====== Available data ======

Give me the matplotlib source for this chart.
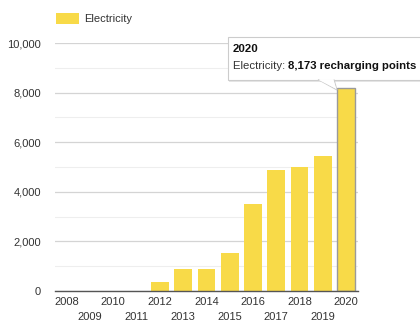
import matplotlib
matplotlib.use("Agg")
import matplotlib.pyplot as plt
from matplotlib.patches import Rectangle, Polygon
from matplotlib.ticker import MultipleLocator, FuncFormatter

plt.rcParams["font.family"] = ["Liberation Sans", "DejaVu Sans"]

years = ["2008", "2009", "2010", "2011", "2012", "2013", "2014", "2015",
         "2016", "2017", "2018", "2019", "2020"]
electricity = [0, 0, 0, 0, 360, 875, 875, 1520, 3510, 4880, 4990, 5455, 8173]
series_name = "Electricity"
tooltip_year = "2020"
tooltip_value = "8,173 recharging points"

bar_color = "#F8DA48"
fs = 8.0
tfs = 8.2

fig = plt.figure(figsize=(4.2, 3.27), dpi=100)
ax = fig.add_axes([0.131, 0.110, 0.721, 0.7585])

x = list(range(len(years)))
edges = ["none"] * (len(years) - 1) + ["#9a9a9a"]
lws = [0] * (len(years) - 1) + [1.0]
ax.bar(x, electricity, width=0.76, color=bar_color, edgecolor=edges,
       linewidth=lws, zorder=3)

ax.set_xlim(-0.5, len(years) - 0.5)
ax.set_ylim(0, 10000)
ax.yaxis.set_major_locator(MultipleLocator(2000))
ax.yaxis.set_minor_locator(MultipleLocator(1000))
ax.yaxis.set_major_formatter(FuncFormatter(lambda v, p: f"{int(v):,}"))
ax.grid(axis="y", which="major", color="#d4d4d4", linewidth=0.9, zorder=0)
ax.grid(axis="y", which="minor", color="#eeeeee", linewidth=0.8, zorder=0)
ax.set_axisbelow(True)

for s in ["top", "right", "left"]:
    ax.spines[s].set_visible(False)
ax.spines["bottom"].set_color("#555555")
ax.spines["bottom"].set_linewidth(1.0)
ax.spines["bottom"].set_zorder(4)

ax.set_xticks(x)
ax.set_xticklabels([y if i % 2 == 0 else "\n" + y for i, y in enumerate(years)])
ax.tick_params(axis="x", length=0, pad=4.5, labelsize=fs, colors="#333333")
ax.tick_params(axis="y", which="both", length=0, pad=10, labelsize=fs,
               colors="#333333")
for lbl in ax.get_xticklabels():
    lbl.set_linespacing(1.6)

# legend
fig.patches.append(Rectangle((56 / 420, 1 - 24 / 327), 23 / 420, 11 / 327,
                             transform=fig.transFigure, facecolor=bar_color,
                             edgecolor="none"))
fig.text(84 / 420, 1 - 18.5 / 327, series_name, fontsize=fs, color="#333333",
         va="center", ha="left")

# tooltip
bx0, by0, bx1, by1 = 228, 37, 432, 80  # pixel coords (top-left origin)
def fx(px): return px / 420
def fy(py): return 1 - py / 327
shadow = Rectangle((fx(bx0 + 1.5), fy(by1 + 1.5)), fx(bx1 - bx0), (by1 - by0) / 327,
                   transform=fig.transFigure, facecolor="#e6e6e6",
                   edgecolor="none", zorder=9)
box = Rectangle((fx(bx0), fy(by1)), fx(bx1 - bx0), (by1 - by0) / 327,
                transform=fig.transFigure, facecolor="white",
                edgecolor="#cccccc", linewidth=0.8, zorder=10)
fig.patches.extend([shadow, box])
tri = Polygon([(fx(318), fy(by1 - 0.5)), (fx(337), fy(90)), (fx(334), fy(by1 - 0.5))],
              closed=False, transform=fig.transFigure, facecolor="white",
              edgecolor="#cccccc", linewidth=0.8, zorder=10)
fig.patches.append(tri)
fill = Polygon([(fx(318.8), fy(by1)), (fx(336.3), fy(89)), (fx(333.4), fy(by1))],
               closed=True, transform=fig.transFigure, facecolor="white",
               edgecolor="none", zorder=11)
fig.patches.append(fill)
fig.text(fx(233), fy(49), tooltip_year, fontsize=tfs, fontweight="bold",
         color="#111111", va="center", ha="left", zorder=12)
t1 = fig.text(fx(233), fy(66), series_name + ": ", fontsize=tfs,
              color="#333333", va="center", ha="left", zorder=12)
fig.canvas.draw()
bb = t1.get_window_extent()
fig.text(bb.x1 / fig.bbox.width, fy(66), tooltip_value, fontsize=tfs,
         fontweight="bold", color="#111111", va="center", ha="left", zorder=12)

fig.savefig("out.png", dpi=100)
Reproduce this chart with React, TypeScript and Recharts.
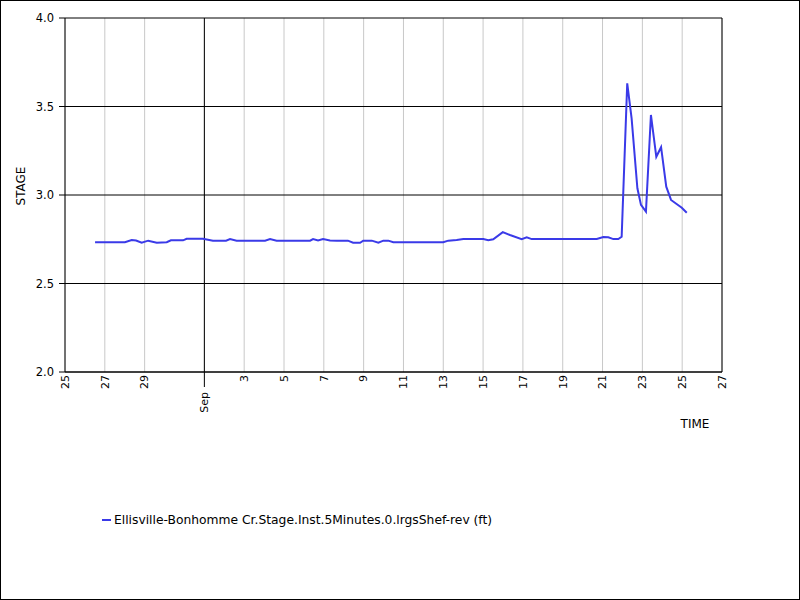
import React from 'react';
import { CartesianGrid, Line, LineChart, ReferenceLine, XAxis, YAxis } from 'recharts';

// days since Aug 25 (0 = Aug 25, 7 = Sep 1)
const days = [
    1.51, 3.01, 3.35, 3.57, 3.85, 4.18, 4.61, 5.11, 5.32, 5.93, 6.11, 6.93, 7.43, 8.09, 8.29, 8.62,
    10.05, 10.3, 10.63, 12.31, 12.46, 12.71, 12.96, 13.31, 13.65, 14.21, 14.47, 14.82, 14.98, 15.41,
    15.74, 15.99, 16.24, 16.49, 19.0, 19.25, 19.67, 20.01, 21.01, 21.26, 21.51, 21.99, 22.35, 22.94,
    23.19, 23.44, 26.71, 27.04, 27.29, 27.54, 27.79, 27.96, 28.24, 28.46, 28.75, 28.93, 29.18, 29.43,
    29.7, 29.94, 30.2, 30.44, 30.72, 30.98, 31.23,
];
const stage = [
    2.733, 2.733, 2.746, 2.743, 2.73, 2.742, 2.73, 2.733, 2.744, 2.744, 2.753, 2.753, 2.742, 2.742, 2.751, 2.742,
    2.742, 2.751, 2.742, 2.742, 2.751, 2.743, 2.751, 2.743, 2.742, 2.742, 2.73, 2.73, 2.742, 2.742,
    2.73, 2.742, 2.742, 2.733, 2.733, 2.742, 2.746, 2.751, 2.751, 2.744, 2.75, 2.79, 2.774, 2.751,
    2.761, 2.751, 2.751, 2.763, 2.761, 2.751, 2.751, 2.764, 3.631, 3.433, 3.038, 2.944, 2.906, 3.452,
    3.216, 3.27, 3.047, 2.972, 2.949, 2.928, 2.9,
];

const xTicks = [0, 2, 4, 7, 9, 11, 13, 15, 17, 19, 21, 23, 25, 27, 29, 31, 33];
const yTicks = [2.0, 2.5, 3.0, 3.5, 4.0];
const seriesName = 'Ellisville-Bonhomme Cr.Stage.Inst.5Minutes.0.lrgsShef-rev (ft)';

const data = days.map((d, i) => ({ day: d, stage: stage[i] }));

const FONT = '"DejaVu Sans", Verdana, sans-serif';
const LINE_COLOR = '#3a3ae8';

// day offset -> label shown on the axis
function dayLabel(d: number): string {
    if (d === 7) return 'Sep';
    if (d < 7) return String(25 + d);
    return String(d - 6);
}

const TimeTick = (props: any) => {
    const x = Number(props.x);
    const y = Number(props.y);
    const value = props.payload.value;
    const isMonth = value === 7;
    const top = isMonth ? y + 20 : y + 3;
    return (
        <g>
            {isMonth && <path d={`M${x},${y}L${x},${y + 15}`} stroke="#000" strokeWidth={1} fill="none" />}
            <text
                x={x}
                y={top}
                transform={`rotate(-90, ${x}, ${top})`}
                textAnchor="end"
                dy="0.35em"
                fontSize={11}
                fontFamily={FONT}
                fill="#000"
            >
                {dayLabel(value)}
            </text>
        </g>
    );
};

export default function App() {
    return (
        <div style={{ position: 'absolute', left: 0, top: 0, width: 800, height: 600, background: '#fff' }}>
            <LineChart
                width={800}
                height={600}
                data={data}
                margin={{ top: 18, right: 78, bottom: 188, left: 5 }}
            >
                <CartesianGrid horizontal={false} vertical stroke="#c8c8c8" strokeWidth={1} />
                <CartesianGrid horizontal vertical={false} stroke="#000" strokeWidth={1} />
                <XAxis
                    dataKey="day"
                    type="number"
                    domain={[0, 33]}
                    ticks={xTicks}
                    interval={0}
                    height={40}
                    tickSize={0}
                    tickMargin={0}
                    tickLine={false}
                    axisLine={{ stroke: '#000' }}
                    tick={<TimeTick />}
                    label={{
                        content: (p: any) => (
                            <text
                                x={p.viewBox.x + p.viewBox.width - 27}
                                y={p.viewBox.y + 56}
                                textAnchor="middle"
                                fontSize={12}
                                fontFamily={FONT}
                                fill="#000"
                            >
                                TIME
                            </text>
                        ),
                    }}
                />
                <YAxis
                    domain={[2, 4]}
                    ticks={yTicks}
                    interval={0}
                    width={60}
                    tickSize={6}
                    tickMargin={5}
                    tickLine={{ stroke: '#000' }}
                    axisLine={{ stroke: '#000' }}
                    tickFormatter={(v: number) => v.toFixed(1)}
                    tick={{ fontSize: 11.5, fontFamily: FONT, fill: '#000' }}
                    label={{
                        content: (p: any) => {
                            const cx = p.viewBox.x + 16;
                            const cy = p.viewBox.y + p.viewBox.height / 2 - 9;
                            return (
                                <text
                                    x={cx}
                                    y={cy}
                                    transform={`rotate(-90, ${cx}, ${cy})`}
                                    textAnchor="middle"
                                    dy="0.35em"
                                    fontSize={12}
                                    fontFamily={FONT}
                                    fill="#000"
                                >
                                    STAGE
                                </text>
                            );
                        },
                    }}
                />
                <ReferenceLine x={7} stroke="#000" strokeWidth={1} />
                <ReferenceLine x={33} stroke="#000" strokeWidth={1} />
                <Line
                    type="linear"
                    dataKey="stage"
                    name={seriesName}
                    stroke={LINE_COLOR}
                    strokeWidth={2}
                    dot={false}
                    isAnimationActive={false}
                />
            </LineChart>
            {/* legend */}
            <div
                style={{
                    position: 'absolute',
                    left: 102,
                    top: 513,
                    display: 'flex',
                    alignItems: 'center',
                    fontFamily: FONT,
                    fontSize: 12.3,
                    color: '#000',
                    whiteSpace: 'nowrap',
                }}
            >
                <span style={{ display: 'inline-block', width: 9, height: 2, background: LINE_COLOR, marginRight: 3 }} />
                <span>{seriesName}</span>
            </div>
            {/* frame */}
            <div
                style={{
                    position: 'absolute',
                    inset: 0,
                    border: '1px solid #000',
                    pointerEvents: 'none',
                }}
            />
        </div>
    );
}
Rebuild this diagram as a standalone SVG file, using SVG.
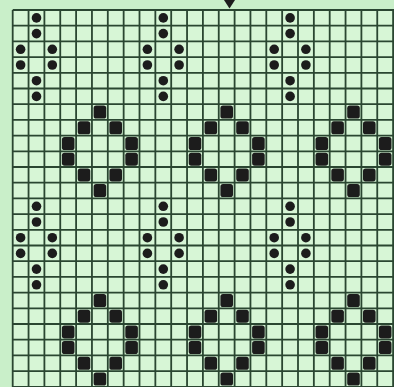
<svg xmlns="http://www.w3.org/2000/svg" xmlns:xlink="http://www.w3.org/1999/xlink" width="394" height="387" viewBox="0 0 394 387">
<style>
.grid{stroke:#2a4631;stroke-width:1.8;fill:none}
.mark{fill:#1c1c1c}
</style>
<defs>
<circle id="dot" class="mark" cx="0" cy="0" r="4.8"/>
<rect id="sq" class="mark" x="-6.3" y="-6.5" width="12.6" height="13" rx="2.6"/>
<g id="dots">
<use href="#dot" x="36.5" y="17.9"/><use href="#dot" x="36.5" y="33.6"/>
<use href="#dot" x="20.6" y="49.3"/><use href="#dot" x="52.3" y="49.3"/>
<use href="#dot" x="20.6" y="65.0"/><use href="#dot" x="52.3" y="65.0"/>
<use href="#dot" x="36.5" y="80.7"/><use href="#dot" x="36.5" y="96.4"/>
</g>
<g id="diamond">
<use href="#sq" x="99.9" y="112.1"/>
<use href="#sq" x="84.0" y="127.8"/><use href="#sq" x="115.7" y="127.8"/>
<use href="#sq" x="68.2" y="143.5"/><use href="#sq" x="131.6" y="143.5"/>
<use href="#sq" x="68.2" y="159.2"/><use href="#sq" x="131.6" y="159.2"/>
<use href="#sq" x="84.0" y="174.9"/><use href="#sq" x="115.7" y="174.9"/>
<use href="#sq" x="99.9" y="190.6"/>
</g>
<g id="motif"><use href="#dots"/><use href="#diamond"/></g>
</defs>
<rect width="394" height="387" fill="#c9efc9"/>
<rect x="12.7" y="10" width="381.3" height="377" fill="#d7f6d6"/>
<g id="grid" class="grid">
<path d="M12.7 10V387M28.55 10V387M44.4 10V387M60.25 10V387M76.1 10V387M91.95 10V387M107.8 10V387M123.65 10V387M139.5 10V387M155.35 10V387M171.2 10V387M187.05 10V387M202.9 10V387M218.75 10V387M234.6 10V387M250.45 10V387M266.3 10V387M282.15 10V387M298 10V387M313.85 10V387M329.7 10V387M345.55 10V387M361.4 10V387M377.25 10V387M393.1 10V387"/>
<path d="M12.7 10H394M12.7 25.7H394M12.7 41.4H394M12.7 57.1H394M12.7 72.8H394M12.7 88.5H394M12.7 104.2H394M12.7 119.9H394M12.7 135.6H394M12.7 151.3H394M12.7 167H394M12.7 182.7H394M12.7 198.4H394M12.7 214.1H394M12.7 229.8H394M12.7 245.5H394M12.7 261.2H394M12.7 276.9H394M12.7 292.6H394M12.7 308.3H394M12.7 324H394M12.7 339.7H394M12.7 355.4H394M12.7 371.1H394M12.7 386.8H394"/>
</g>
<g id="marker"><polygon points="224,0 235,0 229.5,8.5" fill="#1c1c1c"/></g>
<g id="motifs">
<use id="m1" href="#motif"/>
<use id="m2" href="#motif" x="126.8"/>
<use id="m3" href="#motif" x="253.6"/>
<use id="m4" href="#motif" y="188.4"/>
<use id="m5" href="#motif" x="126.8" y="188.4"/>
<use id="m6" href="#motif" x="253.6" y="188.4"/>
</g>
</svg>
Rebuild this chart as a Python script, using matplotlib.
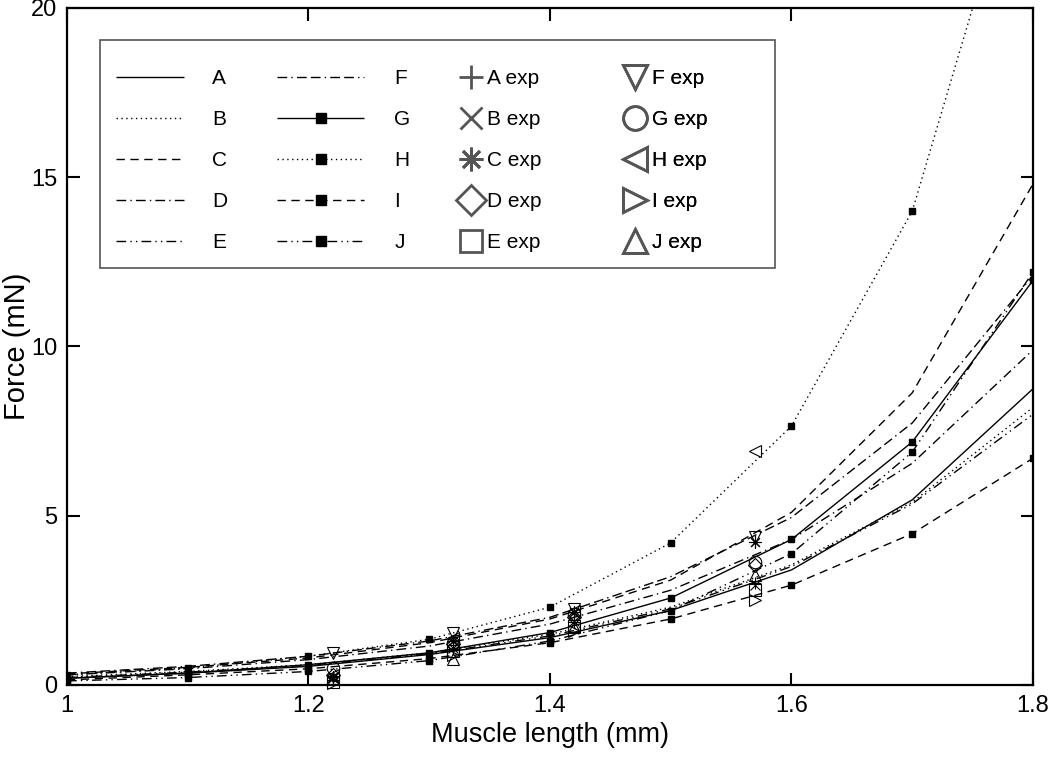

======

◆ What you have to do: Everything from the line that contains "Reproduce this chart" down to the line that contains "ReferenceLine, XAxis, YAxis" should be written out exactly, end lines too, minus the pictures.

◆ Reply to the exercise:
Reproduce this chart with React, TypeScript and Recharts.
import React from 'react';
import { CartesianGrid, Line, LineChart, ReferenceLine, XAxis, YAxis } from 'recharts';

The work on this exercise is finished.